Short exercise
Copy nothing but the lines below running from the line containing "Write a Python" through the line containing "import pandas as pd", both end lines included.

Some records:

◆ ◆ ◆

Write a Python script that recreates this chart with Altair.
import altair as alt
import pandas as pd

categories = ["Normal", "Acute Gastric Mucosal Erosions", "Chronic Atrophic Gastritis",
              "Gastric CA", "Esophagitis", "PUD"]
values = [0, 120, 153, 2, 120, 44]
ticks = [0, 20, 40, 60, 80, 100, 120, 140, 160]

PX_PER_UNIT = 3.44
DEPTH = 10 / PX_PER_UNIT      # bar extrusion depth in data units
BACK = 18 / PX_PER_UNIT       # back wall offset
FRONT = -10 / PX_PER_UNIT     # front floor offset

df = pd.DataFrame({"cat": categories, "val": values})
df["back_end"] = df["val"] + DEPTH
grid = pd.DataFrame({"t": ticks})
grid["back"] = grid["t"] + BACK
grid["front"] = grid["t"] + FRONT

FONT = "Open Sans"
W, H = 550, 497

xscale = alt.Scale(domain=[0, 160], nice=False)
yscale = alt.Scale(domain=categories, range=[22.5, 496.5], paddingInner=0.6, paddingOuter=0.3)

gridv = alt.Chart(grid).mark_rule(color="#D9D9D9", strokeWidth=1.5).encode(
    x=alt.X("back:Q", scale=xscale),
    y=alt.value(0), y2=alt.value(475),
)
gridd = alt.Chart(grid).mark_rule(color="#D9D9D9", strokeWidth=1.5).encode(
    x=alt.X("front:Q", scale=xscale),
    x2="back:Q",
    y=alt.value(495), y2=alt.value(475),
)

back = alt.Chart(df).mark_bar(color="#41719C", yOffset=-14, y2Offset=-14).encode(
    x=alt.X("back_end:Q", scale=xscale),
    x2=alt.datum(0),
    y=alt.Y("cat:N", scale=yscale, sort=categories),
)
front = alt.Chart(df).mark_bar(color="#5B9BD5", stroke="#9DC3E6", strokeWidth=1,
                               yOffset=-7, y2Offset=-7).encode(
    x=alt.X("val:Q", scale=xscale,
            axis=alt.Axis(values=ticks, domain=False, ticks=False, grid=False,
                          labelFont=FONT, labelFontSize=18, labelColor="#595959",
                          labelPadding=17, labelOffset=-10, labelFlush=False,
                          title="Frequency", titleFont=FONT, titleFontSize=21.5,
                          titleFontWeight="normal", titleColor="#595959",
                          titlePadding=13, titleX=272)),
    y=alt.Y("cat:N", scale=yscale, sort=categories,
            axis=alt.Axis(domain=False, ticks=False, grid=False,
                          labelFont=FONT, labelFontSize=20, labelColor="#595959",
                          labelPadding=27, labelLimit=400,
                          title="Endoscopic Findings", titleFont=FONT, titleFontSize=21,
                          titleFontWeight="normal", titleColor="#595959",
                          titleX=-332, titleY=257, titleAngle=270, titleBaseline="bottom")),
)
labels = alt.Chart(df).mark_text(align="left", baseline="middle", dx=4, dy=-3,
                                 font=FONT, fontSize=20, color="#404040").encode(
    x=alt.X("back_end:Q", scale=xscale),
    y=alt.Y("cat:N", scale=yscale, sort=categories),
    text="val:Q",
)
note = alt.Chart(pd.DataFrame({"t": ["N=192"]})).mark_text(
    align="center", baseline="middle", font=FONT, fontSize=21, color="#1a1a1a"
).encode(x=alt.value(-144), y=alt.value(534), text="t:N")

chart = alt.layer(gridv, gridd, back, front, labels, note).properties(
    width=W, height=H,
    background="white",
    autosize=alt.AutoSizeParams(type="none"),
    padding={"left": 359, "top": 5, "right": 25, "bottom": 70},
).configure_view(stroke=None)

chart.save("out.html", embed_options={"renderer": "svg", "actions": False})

◆ ◆ ◆

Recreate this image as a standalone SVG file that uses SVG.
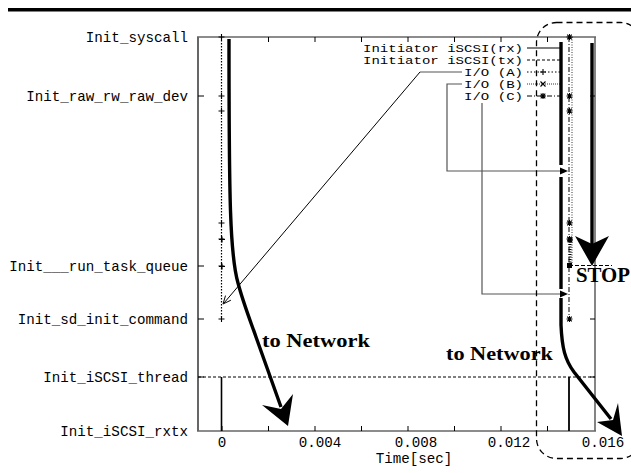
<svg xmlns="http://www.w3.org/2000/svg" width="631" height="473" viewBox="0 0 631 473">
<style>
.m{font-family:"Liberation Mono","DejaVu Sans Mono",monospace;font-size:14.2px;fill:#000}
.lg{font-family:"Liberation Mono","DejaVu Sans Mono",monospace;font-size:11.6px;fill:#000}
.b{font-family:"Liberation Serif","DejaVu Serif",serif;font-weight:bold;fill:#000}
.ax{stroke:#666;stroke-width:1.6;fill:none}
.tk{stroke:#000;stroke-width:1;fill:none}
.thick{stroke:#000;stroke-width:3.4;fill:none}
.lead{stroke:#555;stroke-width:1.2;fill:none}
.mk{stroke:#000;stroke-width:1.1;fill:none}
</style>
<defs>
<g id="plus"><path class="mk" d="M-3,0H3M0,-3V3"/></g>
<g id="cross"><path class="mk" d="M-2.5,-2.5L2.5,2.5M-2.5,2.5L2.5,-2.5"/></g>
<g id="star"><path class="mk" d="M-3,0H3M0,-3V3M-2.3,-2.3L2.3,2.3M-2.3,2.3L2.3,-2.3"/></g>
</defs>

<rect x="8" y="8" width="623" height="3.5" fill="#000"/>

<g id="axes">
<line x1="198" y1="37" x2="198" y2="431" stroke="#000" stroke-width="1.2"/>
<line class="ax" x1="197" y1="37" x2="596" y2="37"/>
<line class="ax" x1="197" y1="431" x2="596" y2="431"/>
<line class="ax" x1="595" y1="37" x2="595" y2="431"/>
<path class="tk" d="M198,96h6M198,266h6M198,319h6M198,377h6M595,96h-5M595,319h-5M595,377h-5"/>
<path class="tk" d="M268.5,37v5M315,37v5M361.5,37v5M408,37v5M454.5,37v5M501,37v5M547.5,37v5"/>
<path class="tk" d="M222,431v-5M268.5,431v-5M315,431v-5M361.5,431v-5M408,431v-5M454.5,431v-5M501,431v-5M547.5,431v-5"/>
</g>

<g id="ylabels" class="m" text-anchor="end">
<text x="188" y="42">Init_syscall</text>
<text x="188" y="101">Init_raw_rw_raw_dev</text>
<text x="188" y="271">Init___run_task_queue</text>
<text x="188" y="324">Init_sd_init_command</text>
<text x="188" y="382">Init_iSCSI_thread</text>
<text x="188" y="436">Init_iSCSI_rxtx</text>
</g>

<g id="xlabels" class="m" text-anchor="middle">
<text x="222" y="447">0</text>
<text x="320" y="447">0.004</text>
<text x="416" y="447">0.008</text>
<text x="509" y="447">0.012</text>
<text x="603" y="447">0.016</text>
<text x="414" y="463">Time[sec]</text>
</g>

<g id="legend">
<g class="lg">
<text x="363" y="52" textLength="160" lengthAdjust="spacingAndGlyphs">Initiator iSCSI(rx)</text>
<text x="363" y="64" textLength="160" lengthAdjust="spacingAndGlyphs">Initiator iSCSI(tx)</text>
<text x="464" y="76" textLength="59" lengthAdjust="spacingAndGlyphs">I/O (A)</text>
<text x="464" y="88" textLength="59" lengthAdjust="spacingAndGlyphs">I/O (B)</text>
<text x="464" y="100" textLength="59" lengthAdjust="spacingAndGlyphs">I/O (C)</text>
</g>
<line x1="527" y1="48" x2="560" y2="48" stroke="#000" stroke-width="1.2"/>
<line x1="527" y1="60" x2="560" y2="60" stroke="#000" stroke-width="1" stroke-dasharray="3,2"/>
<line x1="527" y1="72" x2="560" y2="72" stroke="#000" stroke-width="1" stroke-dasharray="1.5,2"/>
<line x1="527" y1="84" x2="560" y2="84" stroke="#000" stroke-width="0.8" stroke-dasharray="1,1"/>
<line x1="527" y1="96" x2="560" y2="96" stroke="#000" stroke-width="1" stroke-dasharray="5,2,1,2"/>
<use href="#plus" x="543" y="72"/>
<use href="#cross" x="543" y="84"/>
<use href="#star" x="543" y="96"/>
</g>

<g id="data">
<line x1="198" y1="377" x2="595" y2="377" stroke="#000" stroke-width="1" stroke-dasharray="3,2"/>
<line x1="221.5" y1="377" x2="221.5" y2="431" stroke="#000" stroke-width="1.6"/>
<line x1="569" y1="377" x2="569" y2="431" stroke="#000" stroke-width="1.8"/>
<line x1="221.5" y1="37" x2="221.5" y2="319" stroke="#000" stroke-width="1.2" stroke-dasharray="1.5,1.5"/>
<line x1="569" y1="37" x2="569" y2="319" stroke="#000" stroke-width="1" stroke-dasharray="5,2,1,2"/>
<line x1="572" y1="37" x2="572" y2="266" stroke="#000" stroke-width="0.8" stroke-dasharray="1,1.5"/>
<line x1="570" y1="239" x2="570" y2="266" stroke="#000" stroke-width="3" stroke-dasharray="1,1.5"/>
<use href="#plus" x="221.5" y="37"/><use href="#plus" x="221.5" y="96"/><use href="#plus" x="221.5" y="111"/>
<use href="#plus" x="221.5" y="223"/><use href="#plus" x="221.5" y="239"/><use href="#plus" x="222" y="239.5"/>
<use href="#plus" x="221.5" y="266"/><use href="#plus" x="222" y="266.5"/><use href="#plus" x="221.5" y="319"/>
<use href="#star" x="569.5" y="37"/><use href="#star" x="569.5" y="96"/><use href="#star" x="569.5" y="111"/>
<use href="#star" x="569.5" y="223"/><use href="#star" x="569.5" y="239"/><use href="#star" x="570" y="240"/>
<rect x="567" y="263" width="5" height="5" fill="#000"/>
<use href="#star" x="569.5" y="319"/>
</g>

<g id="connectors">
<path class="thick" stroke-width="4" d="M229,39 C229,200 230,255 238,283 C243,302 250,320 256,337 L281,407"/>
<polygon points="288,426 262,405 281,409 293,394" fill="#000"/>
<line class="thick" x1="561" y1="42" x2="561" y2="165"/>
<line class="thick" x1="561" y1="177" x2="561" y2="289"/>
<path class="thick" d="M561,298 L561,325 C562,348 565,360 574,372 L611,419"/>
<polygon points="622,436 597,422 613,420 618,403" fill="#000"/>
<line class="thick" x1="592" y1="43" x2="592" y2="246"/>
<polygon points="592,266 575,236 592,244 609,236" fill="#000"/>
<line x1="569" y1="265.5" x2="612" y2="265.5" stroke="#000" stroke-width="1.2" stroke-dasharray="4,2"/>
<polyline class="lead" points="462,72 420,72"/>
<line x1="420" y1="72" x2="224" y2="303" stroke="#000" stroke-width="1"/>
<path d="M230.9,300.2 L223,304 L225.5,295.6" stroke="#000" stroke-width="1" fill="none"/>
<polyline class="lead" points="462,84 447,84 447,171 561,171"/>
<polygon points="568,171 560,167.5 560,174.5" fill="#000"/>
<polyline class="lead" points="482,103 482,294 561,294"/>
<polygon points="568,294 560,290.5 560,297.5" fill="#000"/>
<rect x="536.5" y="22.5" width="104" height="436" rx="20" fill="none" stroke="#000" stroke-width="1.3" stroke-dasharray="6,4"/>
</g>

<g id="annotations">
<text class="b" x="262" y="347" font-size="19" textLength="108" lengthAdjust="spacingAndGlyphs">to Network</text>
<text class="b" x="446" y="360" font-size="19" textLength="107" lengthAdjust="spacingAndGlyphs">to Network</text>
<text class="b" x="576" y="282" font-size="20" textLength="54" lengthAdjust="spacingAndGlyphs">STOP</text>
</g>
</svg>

◆ ◆ ◆

Task solution
Write a Python script that recreates this chart with Altair.
import altair as alt
import pandas as pd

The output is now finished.